Example #2 Secure multi-tenancy:
Now let’s look at the oft-discussed multi-tenant risk – how can we ensure secure partitions so that one tenant’s information in keep private and protected from another tenant’s?  The hypervisor-level firewall in the VMware vShield platform is engineered to enforce proper segmentation and trust zones for applications. In private clouds, this means organizations can set up virtual firewalls so that applications with different security requirements – for example, production and testing, finance and sales – can be hosted in the same virtual datacenter. In a cloud service provider environment, VMware vShield solutions enable different tenants to share IT resources safely by creating logical security boundaries that provide complete port group isolation.  This means that organizations can safely process mission-critical information in multi-tenant environments.

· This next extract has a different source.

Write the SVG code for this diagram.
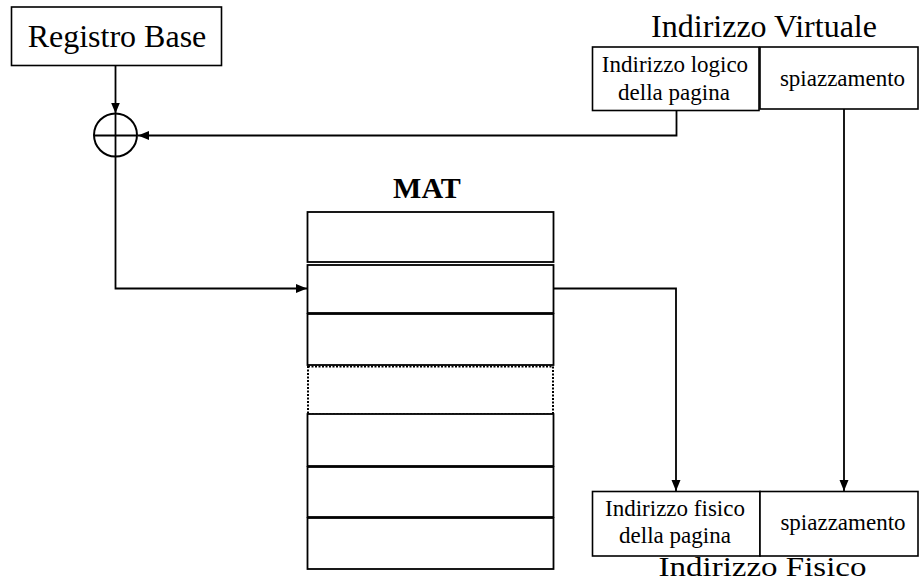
<svg xmlns="http://www.w3.org/2000/svg" width="920" height="585" viewBox="0 0 920 585">
<style>
text{font-family:"Liberation Serif","Times New Roman",serif;fill:#000}
.big{font-size:32px}
.sm{font-size:23px}
.box{fill:#fff;stroke:#000;stroke-width:1.6}
.row{fill:#fff;stroke:#000;stroke-width:1.8}
.dot{fill:#fff;stroke:#000;stroke-width:2;stroke-dasharray:2 1.5}
.conn{fill:none;stroke:#000;stroke-width:1.8}
</style>
<defs>
<marker id="ah" markerUnits="userSpaceOnUse" markerWidth="12" markerHeight="10" refX="11" refY="5" orient="auto">
<path d="M0,0.5 L11,5 L0,9.5 z" fill="#000"/>
</marker>
</defs>
<rect width="920" height="585" fill="#fff"/>

<g id="registro-base">
<rect class="box" x="11.5" y="7" width="210" height="58.5"/>
<text class="big" x="117" y="47" text-anchor="middle">Registro Base</text>
</g>

<g id="sommatore">
<circle cx="115.5" cy="135" r="21.5" fill="#fff" stroke="#000" stroke-width="2"/>
<line x1="94" y1="135.5" x2="137" y2="135.5" stroke="#000" stroke-width="1.8"/>
<line x1="115.5" y1="113.5" x2="115.5" y2="156.5" stroke="#000" stroke-width="1.8"/>
</g>

<g id="indirizzo-virtuale">
<text class="big" x="764" y="37" text-anchor="middle">Indirizzo Virtuale</text>
<rect class="box" x="592.5" y="47" width="166.5" height="63.5"/>
<text class="sm" x="675" y="72" text-anchor="middle">Indirizzo logico</text>
<text class="sm" x="674" y="100" text-anchor="middle">della pagina</text>
<rect class="box" x="760" y="47" width="158" height="62"/>
<text class="sm" x="842.5" y="86" text-anchor="middle">spiazzamento</text>
</g>

<g id="mat">
<text x="427" y="198" text-anchor="middle" font-size="30" font-weight="bold">MAT</text>
<rect class="row" x="307.5" y="212" width="246" height="50"/>
<rect class="row" x="307.5" y="265" width="246" height="48"/>
<rect class="row" x="307.5" y="314" width="246" height="51"/>
<rect class="dot" x="308" y="366.5" width="245" height="48"/>
<rect class="row" x="307.5" y="414" width="246" height="52"/>
<rect class="row" x="307.5" y="467" width="246" height="50"/>
<rect class="row" x="307.5" y="518" width="246" height="51"/>
</g>

<g id="indirizzo-fisico">
<rect class="box" x="592.5" y="491.5" width="167.5" height="64.5"/>
<text class="sm" x="675" y="516" text-anchor="middle">Indirizzo fisico</text>
<text class="sm" x="675" y="543" text-anchor="middle">della pagina</text>
<rect class="box" x="760" y="491.5" width="158" height="64.5"/>
<text class="sm" x="843" y="530" text-anchor="middle">spiazzamento</text>
<text x="762.5" y="576" text-anchor="middle" font-size="27" textLength="208" lengthAdjust="spacingAndGlyphs">Indirizzo Fisico</text>
</g>

<g id="connectors">
<line class="conn" x1="115.5" y1="65.5" x2="115.5" y2="113.5" marker-end="url(#ah)"/>
<polyline class="conn" points="676.5,110.5 676.5,135.5 138,135.5" marker-end="url(#ah)"/>
<polyline class="conn" points="115.5,156.5 115.5,288.5 307,288.5" marker-end="url(#ah)"/>
<polyline class="conn" points="553.5,288.5 676,288.5 676,491" marker-end="url(#ah)"/>
<line class="conn" x1="844" y1="109" x2="844" y2="491" marker-end="url(#ah)"/>
</g>
</svg>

The Future: Adaptive Analytics
So, virtualization is giving us a new level of continuous controls monitoring.  Many of us believe that we will see adaptive analytics employed in these systems will manage information risk in a highly adaptive way.  With these examples we are already seeing the focus in cloud trust a shift more and more to information and identities – as we manage some of the highest profile risks – ensuring that information is protected in accordance with its sensitivity, and that only authorized identities, machines and people, can gain access to it.

So, the Call to Action: learn more about hybrid cloud architectures and how virtualization can provide the level of trust your organization needs to make the move to cloud computing.   Talk to your IT architects and CSPs - and keep asking the fundamental questions around the basic equation:  how can you show me that Control+ Visibility = Trust?